Appendix 6.7 CMECS and CBiCS ecosystem classification systems


  • The CMECS and CBiCS are recommended for testing and comparison with the IUCN Global Ecosystem Typology (GET).

  • United States’ Coastal and Marine Ecological Classification System (CMECS): classifies CMECS classifies the environment into biogeographic and aquatic settings that are differentiated by features influencing the distribution of organisms, and by salinity, tidal zone, and proximity to the coast. Within these systems are four underlying components that describe different aspects of the seascape. These components provide a structured way to organize information and a standard terminology. The components can be mapped independently or combined as needed, as illustrated in Figure 25 below.

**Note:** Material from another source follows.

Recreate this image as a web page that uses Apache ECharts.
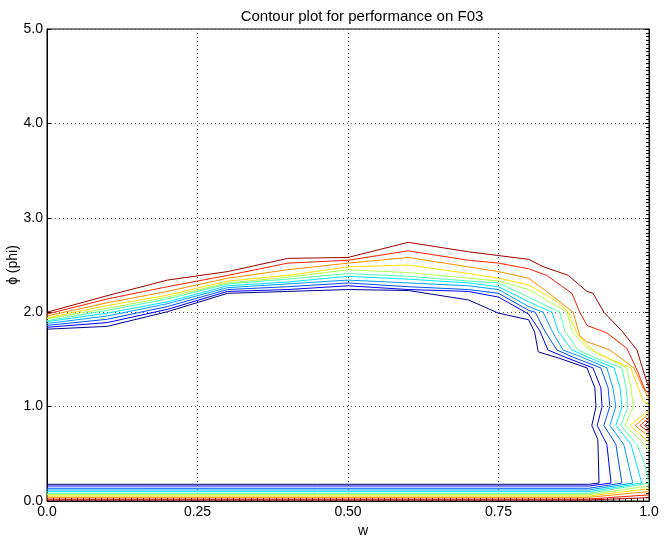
<!DOCTYPE html>
<html>
<head>
<meta charset="utf-8">
<script src="https://cdn.jsdelivr.net/npm/echarts@6/dist/echarts.min.js"></script>
<style>html,body{margin:0;padding:0;background:#fff}#c{width:668px;height:539px}</style>
</head>
<body>
<div id="c"></div>
<script>
const titleText = 'Contour plot for performance on F03';
const xName = 'w';
const yName = '\u03d5 (phi)';
const xTickLabels = ['0.0', '0.25', '0.50', '0.75', '1.0'];
const yTickLabels = ['0.0', '1.0', '2.0', '3.0', '4.0', '5.0'];
const levelColors = ['#000090', '#0000ff', '#0050ff', '#00a0ff', '#00e8ff', '#50ffb0', '#b0ff50', '#ffe000', '#ff9000', '#ff2000', '#a00000'];

const lvl0 = [[0,1.82],[0.1,1.85],[0.2,2.005],[0.3,2.20],[0.4,2.22],[0.5,2.24],[0.6,2.23],[0.7,2.13],[0.75,1.99],[0.8,1.92],[0.81,1.79],[0.816,1.58],[0.852,1.51],[0.897,1.41],[0.91,1.2],[0.912,1.0],[0.905,0.8],[0.915,0.65],[0.917,0.19],[0.9,0.177],[0,0.177]];
const lvl1 = [[0,1.84],[0.1,1.89],[0.2,2.03],[0.3,2.22],[0.4,2.24],[0.5,2.28],[0.6,2.24],[0.7,2.22],[0.75,2.16],[0.8,1.98],[0.819,1.8],[0.832,1.6],[0.862,1.52],[0.907,1.41],[0.92,1.2],[0.922,1.0],[0.914,0.8],[0.93,0.6],[0.937,0.19],[0.9,0.159],[0,0.159]];
const lvl2 = [[0,1.86],[0.1,1.925],[0.2,2.06],[0.3,2.24],[0.4,2.27],[0.5,2.31],[0.6,2.27],[0.7,2.24],[0.75,2.20],[0.8,2.02],[0.811,2.0],[0.827,1.8],[0.847,1.6],[0.875,1.52],[0.92,1.41],[0.932,1.2],[0.935,1.0],[0.925,0.8],[0.945,0.6],[0.955,0.19],[0.9,0.135],[0,0.135]];
const lvl3 = [[0,1.88],[0.1,1.96],[0.2,2.09],[0.3,2.26],[0.4,2.30],[0.5,2.34],[0.6,2.31],[0.7,2.28],[0.75,2.24],[0.8,2.06],[0.824,2.0],[0.839,1.8],[0.857,1.6],[0.89,1.52],[0.93,1.41],[0.94,1.2],[0.945,1.0],[0.935,0.8],[0.958,0.6],[0.973,0.19],[0.9,0.117],[0,0.117]];
const lvl4 = [[0,1.90],[0.1,1.99],[0.2,2.11],[0.3,2.28],[0.4,2.32],[0.5,2.38],[0.6,2.35],[0.7,2.31],[0.75,2.27],[0.8,2.11],[0.839,2.0],[0.849,1.8],[0.872,1.6],[0.9,1.52],[0.942,1.41],[0.952,1.2],[0.955,1.0],[0.945,0.8],[0.97,0.6],[0.988,0.19],[0.9,0.099],[0,0.099]];
const lvl5 = [[0,1.91],[0.1,2.02],[0.2,2.14],[0.3,2.30],[0.4,2.35],[0.5,2.41],[0.6,2.38],[0.7,2.33],[0.75,2.31],[0.8,2.16],[0.852,2.0],[0.86,1.8],[0.882,1.6],[0.91,1.52],[0.955,1.41],[0.962,1.2],[0.965,1.0],[0.953,0.8],[0.98,0.6],[0.992,0.4],[1.0,0.19],[0.9,0.081],[0,0.081]];
const lvl6 = [[0,1.93],[0.1,2.04],[0.2,2.16],[0.3,2.31],[0.4,2.37],[0.5,2.45],[0.6,2.42],[0.7,2.36],[0.75,2.33],[0.8,2.24],[0.864,2.0],[0.872,1.8],[0.897,1.62],[0.93,1.52],[0.963,1.41],[0.97,1.2],[0.974,1.0],[0.96,0.8],[0.985,0.65],[1.0,0.54],null,[1.0,0.16],[0.9,0.067],[0,0.067]];
const lvl7 = [[0,1.94],[0.1,2.07],[0.2,2.18],[0.3,2.33],[0.4,2.39],[0.5,2.48],[0.6,2.50],[0.7,2.41],[0.75,2.36],[0.8,2.29],[0.819,2.22],[0.847,2.11],[0.866,2.0],[0.88,1.78],[0.897,1.65],[0.918,1.55],[0.97,1.41],[0.982,1.2],[0.99,1.06],[1.0,1.02],null,[1.0,0.96],[0.968,0.8],[0.99,0.68],[1.0,0.62],null,[1.0,0.13],[0.9,0.053],[0,0.053]];
const lvl8 = [[0,1.96],[0.1,2.10],[0.2,2.22],[0.3,2.36],[0.4,2.45],[0.5,2.52],[0.6,2.58],[0.7,2.48],[0.75,2.43],[0.8,2.36],[0.83,2.22],[0.874,2.0],[0.885,1.75],[0.896,1.69],[0.935,1.6],[0.975,1.41],[0.99,1.2],[1.0,1.08],null,[1.0,0.92],[0.977,0.8],[1.0,0.68],null,[1.0,0.10],[0.9,0.039],[0,0.039]];
const lvl9 = [[0,1.98],[0.1,2.14],[0.2,2.27],[0.3,2.39],[0.4,2.52],[0.5,2.55],[0.6,2.65],[0.7,2.55],[0.75,2.52],[0.8,2.46],[0.83,2.39],[0.872,2.20],[0.885,2.0],[0.897,1.86],[0.93,1.78],[0.963,1.62],[0.98,1.39],[0.993,1.18],[1.0,1.14],null,[1.0,0.88],[0.985,0.8],[1.0,0.73],null,[1.0,0.065],[0.9,0.021],[0,0.021]];
const lvl10 = [[0,2.0],[0.1,2.175],[0.2,2.34],[0.3,2.43],[0.4,2.57],[0.5,2.58],[0.6,2.74],[0.7,2.64],[0.75,2.60],[0.8,2.56],[0.825,2.48],[0.866,2.39],[0.897,2.22],[0.907,2.20],[0.925,2.0],[0.955,1.8],[0.98,1.6],[0.99,1.39],[0.997,1.25],[1.0,1.2],null,[1.0,0.85],[0.993,0.8],[1.0,0.76],null,[1.0,0.035],[0.9,0.011],[0,0.011]];

const levels = [lvl0, lvl1, lvl2, lvl3, lvl4, lvl5, lvl6, lvl7, lvl8, lvl9, lvl10];

const series = [];
levels.forEach((pts, i) => {
  let seg = [];
  const flush = () => {
    if (seg.length) {
      series.push({
        type: 'line', data: seg, showSymbol: false, symbol: 'none', silent: true,
        lineStyle: { color: levelColors[i], width: 1 }, clip: true, z: 3
      });
    }
    seg = [];
  };
  pts.forEach(p => { if (p === null) flush(); else seg.push(p); });
  flush();
});

const FONT = 'Liberation Sans, Arial, Helvetica, sans-serif';
const chart = echarts.init(document.getElementById('c'), null, { renderer: 'canvas' });
chart.setOption({
  animation: false,
  backgroundColor: '#fff',
  title: {
    text: titleText, left: 357, top: 4, textAlign: 'center',
    textStyle: { fontFamily: FONT, fontSize: 15, fontWeight: 'normal', color: '#000' }
  },
  graphic: [{
    type: 'text', x: 13, y: 265, rotation: Math.PI / 2,
    style: { text: yName, x: 0, y: 0, align: 'center', verticalAlign: 'middle', textAlign: 'center', textVerticalAlign: 'middle', font: '14px ' + FONT, fill: '#000' }
  }],
  grid: { left: 47, right: 19, top: 29, bottom: 38, containLabel: false, outerBoundsMode: 'none', show: true, borderColor: '#000', borderWidth: 1, backgroundColor: 'transparent' },
  xAxis: [{
    type: 'value', min: 0, max: 1, interval: 0.25, position: 'bottom',
    axisLine: { show: true, onZero: false, lineStyle: { color: '#000', width: 1 } },
    axisTick: { show: true, inside: true, length: 4, lineStyle: { color: '#000' } },
    minorTick: { show: true, splitNumber: 25, length: 3, lineStyle: { color: '#000' } },
    axisLabel: { margin: 4, fontFamily: FONT, fontSize: 14, color: '#000', formatter: (v) => xTickLabels[Math.round(v / 0.25)] },
    splitLine: { show: true, lineStyle: { color: '#555', type: [1, 3], width: 1 } },
    name: xName, nameLocation: 'middle', nameGap: 23,
    nameTextStyle: { fontFamily: FONT, fontSize: 14, color: '#000', padding: [0, 0, 0, 30] }
  }],
  yAxis: [{
    type: 'value', min: 0, max: 5, interval: 1, position: 'left',
    axisLine: { show: true, onZero: false, lineStyle: { color: '#000', width: 1 } },
    axisTick: { show: true, inside: true, length: 4, lineStyle: { color: '#000' } },
    axisLabel: { margin: 4, fontFamily: FONT, fontSize: 14, color: '#000', formatter: (v) => yTickLabels[Math.round(v)] },
    splitLine: { show: true, lineStyle: { color: '#555', type: [1, 3], width: 1 } }
  }, {
    type: 'value', min: 0, max: 5, interval: 1, position: 'right',
    axisLine: { show: true, onZero: false, lineStyle: { color: '#000', width: 1 } },
    axisTick: { show: true, inside: true, length: 4, lineStyle: { color: '#000' } },
    minorTick: { show: true, splitNumber: 25, length: 3, lineStyle: { color: '#000' } },
    axisLabel: { show: false }, splitLine: { show: false }
  }],
  series: series
});
</script>
</body>
</html>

Figure 25. Structure and components of CMECS classification scheme.

  • ESCAP is testing the CMECS for applicability to the ocean accounts. Meanwhile, other classification schemes are also being reviewed.

  • Combined Biotope Classification Scheme (CbiCS): adapts components from the Joint Nature Conservation Committee – European Nature Information System (JNCC-EUNIS) and the CMECS. It provides a unified scheme for classifying all marine habitats and biotopes and is consistent with the terrestrial classification of vegetation biotopes and biotope complexes (e.g. Ecological Vegetation Classes (EVCs)). CbiCS is a hierarchical scheme that enables the incorporation of a variety of information sources of disparate types and levels of resolution. The hierarchical components used to formulate the biotope classification of CbiCS (left), and the hierarchical components of the biotic component (right), are illustrated in Figure 26 below.

Figure 26. Hierarchical components of CBiCs classification scheme and Biotic Component hierarchy.